Problem — Where a line in the listing contains the string "this", copy that line out.

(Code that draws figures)
========================================

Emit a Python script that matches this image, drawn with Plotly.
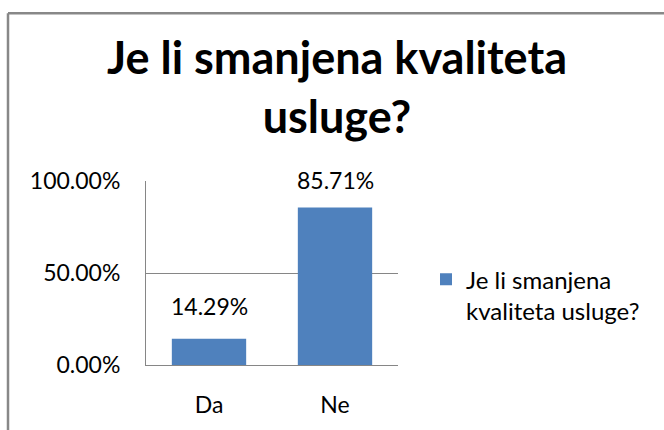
import plotly.graph_objects as go

categories = ["Da", "Ne"]
values = [0.1429, 0.8571]
series_name = "Je li smanjena<br>kvaliteta usluge?"
title_text = "Je li smanjena kvaliteta<br>usluge?"
tick_vals = [0, 0.5, 1.0]
tick_text = ["0.00%", "50.00%", "100.00%"]

label_shift = [17, 12]  # style: vertical offset of data labels (px)

FONT = "Lato"
BAR = "#4F81BD"
GRID = "#868686"

fig = go.Figure()
fig.add_trace(go.Bar(
    x=categories, y=values, name=series_name,
    marker=dict(color=BAR, line=dict(width=0)),
    width=0.59, showlegend=True,
))

for c, v, s in zip(categories, values, label_shift):
    fig.add_annotation(x=c, y=v, text=f"{v*100:.2f}%", showarrow=False,
                       yanchor="bottom", yshift=s,
                       font=dict(family=FONT, size=23, color="black"))

L, R, T, B = 146, 266, 181, 56
W, H = 664, 430
pw = W - L - R
ph = H - T - B

bx = (8 - L) / pw
by = (H - B - 5) / ph
fig.add_shape(type="line", xref="paper", yref="paper",
              x0=bx, x1=(670 - L) / pw, y0=by, y1=by,
              line=dict(color="#888888", width=2.5), layer="above")
fig.add_shape(type="line", xref="paper", yref="paper",
              x0=bx, x1=bx, y0=-1, y1=by,
              line=dict(color="#888888", width=2.5), layer="above")

fig.update_layout(
    width=W, height=H,
    margin=dict(l=L, r=R, t=T, b=B),
    paper_bgcolor="white", plot_bgcolor="white",
    font=dict(family=FONT, color="black"),
    title=dict(text=title_text, x=0.5075, xanchor="center", xref="container",
               y=1 - 74 / H, yanchor="top", yref="container",
               font=dict(family=FONT, size=45, color="black", weight="bold")),
    xaxis=dict(showline=True, linecolor=GRID, linewidth=1, showgrid=False,
               ticks="", tickfont=dict(family=FONT, size=23, color="black"),
               ticklabelstandoff=19),
    yaxis=dict(range=[0, 1.002], tickvals=tick_vals, ticktext=tick_text,
               showline=True, linecolor=GRID, linewidth=1,
               showgrid=True, gridcolor=GRID, gridwidth=1,
               zeroline=False, ticks="",
               tickfont=dict(family=FONT, size=23, color="black"),
               ticklabelstandoff=20),
    legend=dict(x=(426 - L) / pw, xanchor="left", y=(H - B - 261) / ph, yanchor="top",
                font=dict(family=FONT, size=24, color="black"), valign="top",
                bgcolor="rgba(0,0,0,0)", itemsizing="constant"),
    bargap=0.41,
)

fig.write_html("out.html", config={"displayModeBar": False},
               post_script="document.body.style.margin='0';")
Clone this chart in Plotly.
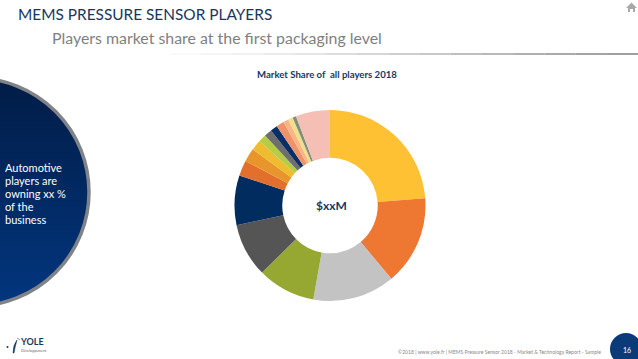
import base64
import plotly.graph_objects as go

W, H = 638, 359

players = ["Player 1", "Player 2", "Player 3", "Player 4", "Player 5", "Player 6", "Player 7", "Player 8",
           "Player 9", "Player 10", "Player 11", "Player 12", "Player 13", "Player 14", "Player 15", "Player 16", "Others"]
shares = [23.8, 15.1, 13.9, 9.8, 9.1, 8.4, 2.6, 2.3, 1.8, 1.3, 1.3, 1.2, 1.3, 0.9, 0.8, 0.6, 5.8]
colors = ["#FFC134", "#EE7732", "#C3C3C3", "#97A832", "#555555", "#002C60", "#E2702C", "#E8952B",
          "#EFBC2F", "#B5CC45", "#6E6E6E", "#0A2E66", "#F0936B", "#F9B585", "#F3DE8C", "#7F8F7A", "#F6BFB5"]

title_text = "MEMS PRESSURE SENSOR PLAYERS"
subtitle_text = "Players market share at the first packaging level"
chart_title = "Market Share of  all players 2018"
center_text = "$xxM"
bubble_lines = ["Automotive", "players are", "owning xx %", "of the", "business"]
footer_text = "©2018 | www.yole.fr | MEMS Pressure Sensor 2018 - Market & Technology Report - Sample"
page_number = "16"
logo_name = "YOLE"
logo_sub = "Développement"
rule_greys = [248, 242, 236, 228, 220, 210, 200, 190, 180, 170, 160, 150, 142, 134, 128]

def px(x): return x / W
def py(y): return 1 - y / H

cx, cy, r = 330.0, 205.5, 95.5

fig = go.Figure(go.Pie(
    labels=players, values=shares, hole=0.5, sort=False, direction="clockwise", rotation=0,
    marker=dict(colors=colors, line=dict(width=0)), textinfo="none", showlegend=False,
    domain=dict(x=[px(cx - r), px(cx + r)], y=[py(cy + r), py(cy - r)]),
))

def uri(svg):
    return "data:image/svg+xml;base64," + base64.b64encode(svg.encode()).decode()

bubble_svg = ('<svg xmlns="http://www.w3.org/2000/svg" width="116" height="232" viewBox="0 0 116 232">'
              '<defs><linearGradient id="g" x1="0" y1="0" x2="0" y2="1">'
              '<stop offset="0" stop-color="#011c46"/><stop offset="1" stop-color="#02367f"/></linearGradient></defs>'
              '<circle cx="0" cy="116" r="114" fill="url(#g)" stroke="#808488" stroke-width="3.5"/></svg>')
images = [
    dict(source=uri(bubble_svg), xref="paper", yref="paper", x=px(-25), y=py(76), sizex=px(116), sizey=232 / H,
         xanchor="left", yanchor="top", sizing="stretch", layer="below"),
]

shapes = [
    dict(type="circle", xref="paper", yref="paper", x0=px(610), x1=px(642), y0=py(365), y1=py(333),
         fillcolor="#0B3A78", line=dict(width=0)),
    dict(type="path", xref="paper", yref="paper",
         path=f"M {px(626)} {py(8)} L {px(631.5)} {py(2.5)} L {px(637)} {py(8)} L {px(635)} {py(8)} L {px(635)} {py(12)} "
              f"L {px(633)} {py(12)} L {px(633)} {py(9)} L {px(630)} {py(9)} L {px(630)} {py(12)} L {px(628)} {py(12)} L {px(628)} {py(8)} Z",
         fillcolor="#A8A8A8", line=dict(width=0)),
    # logo mark
    dict(type="path", xref="paper", yref="paper",
         path=f"M {px(13)} {py(353)} Q {px(13)} {py(345)} {px(17)} {py(340)} Q {px(15)} {py(347)} {px(14)} {py(353)} Z",
         fillcolor="#17375E", line=dict(width=0.5, color="#17375E")),
    dict(type="circle", xref="paper", yref="paper", x0=px(6.5), x1=px(8.5), y0=py(348), y1=py(346),
         fillcolor="#17375E", line=dict(width=0)),
    dict(type="line", xref="paper", yref="paper", x0=px(17), x1=px(20), y0=py(338), y1=py(340),
         line=dict(color="#9A9A9A", width=1)),
]
# header rule, fading out towards the left
seg = (638 - 170) / len(rule_greys)
for i, g in enumerate(rule_greys):
    shapes.append(dict(type="line", xref="paper", yref="paper", x0=px(170 + i * seg), x1=px(170 + (i + 1) * seg),
                       y0=py(54), y1=py(54), line=dict(color=f"rgb({g},{g},{g})", width=1.5)))

def note(x, y, text, size, color, anchor="left", bold=False, family="Lato"):
    t = f"<b>{text}</b>" if bold else text
    return dict(xref="paper", yref="paper", x=px(x), y=py(y), text=t, showarrow=False, xanchor=anchor, yanchor="middle",
                font=dict(size=size, color=color, family=family))

annotations = [
    note(16, 14, title_text, 15.4, "#17375E"),
    note(50, 38, subtitle_text, 15.9, "#7F7F7F"),
    note(327, 74, chart_title, 9.6, "#17375E", "center", True),
    note(331, 205, center_text, 12, "#17375E", "center", True),
    note(396, 352, footer_text, 5.05, "#8A8A8A"),
    note(627, 350, page_number, 7, "#FFFFFF", "center"),
    note(18, 341, logo_name, 9, "#17375E", "left", True),
    note(19, 350.5, logo_sub, 3.6, "#666666"),
]
for i, line in enumerate(bubble_lines):
    annotations.append(note(3, 167 + i * 13, line, 11, "#FFFFFF"))

fig.update_layout(width=W, height=H, margin=dict(l=0, r=0, t=0, b=0), paper_bgcolor="white",
                  images=images, shapes=shapes, annotations=annotations, font=dict(family="Lato"))

fig.write_html("out.html", config=dict(displayModeBar=False),
               post_script="document.body.style.margin='0';document.body.style.overflow='hidden';")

========================================

Response to the task —
Emit a Python script that matches this image, drawn with Plotly.
Clone this chart in Plotly.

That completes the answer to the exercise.